Is that test going to be executed automatically at deployment?
Accurate
Accurate here means the code does what it is supposed to do. You cannot review the code if you don’t understand the requirements. A COSTAR is not just about looking for missing semicolons (or whatever you Python developers look for). I’ll never understand places that let people review code for projects they’d never heard of before the review hit their to-do list. When doing a COSTAR you should be asking…
Does this code meet the definition of done and/or requirements of the ticket? Does it produce the expected results?
Resilient
Code is resilient when it can take a beating and keep on ticking. It is usually a relatively easy matter to write code that handles the “happy path”. The bulk of our development time ends up dealing with the edge cases that will break our code. Take a moment to consider some of the most likely sources of such issues:
Does it handle or prevent…
- Edge cases?
- Nulls and blanks?
- Year or month rollovers?
- Unexpected user input?
- Extremely large values?
Does it gracefully handle and log errors?

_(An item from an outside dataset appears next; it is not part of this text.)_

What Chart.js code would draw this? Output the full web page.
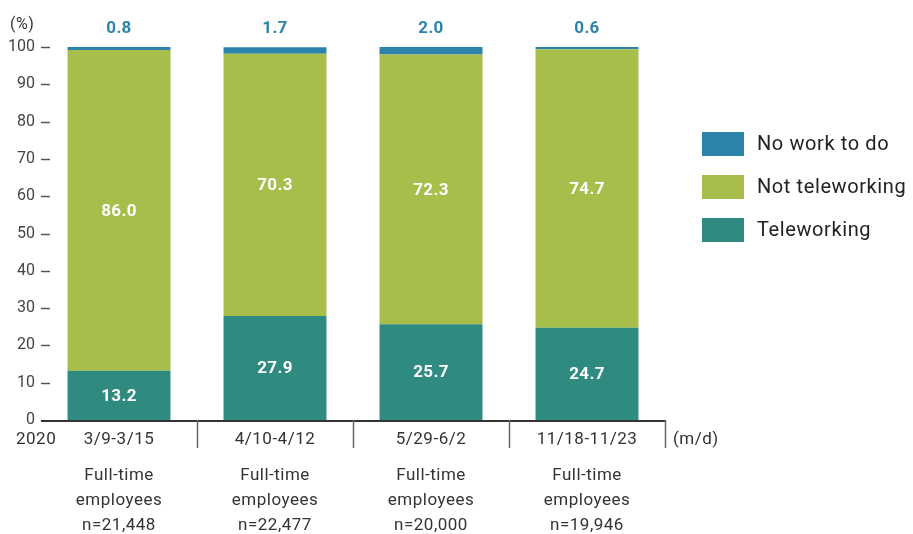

As I mentioned, there is a lot more to establishing a great code review process than just shouting this acronym at developers all the time. You have to have the right people, the right culture, the right tools, etc. And I may talk about those aspects here in the future.
This is also just a rough framework, you should define the criteria how it makes sense for your organization. Your definition of clean or optimal may not match mine, but you still probably want clean, optimal code. Make it your own. Or don’t, I’m not your mom.
All I’m saying is, I have generally found that once a good team embraces COSTAR, their code reviews get better, collaboration improves, and code quality goes up. If your code reviews feel aimless, vary wildly between teammates, and/or aren’t preventing bad code from getting into production, you may want to turn your reviewers into co-stars.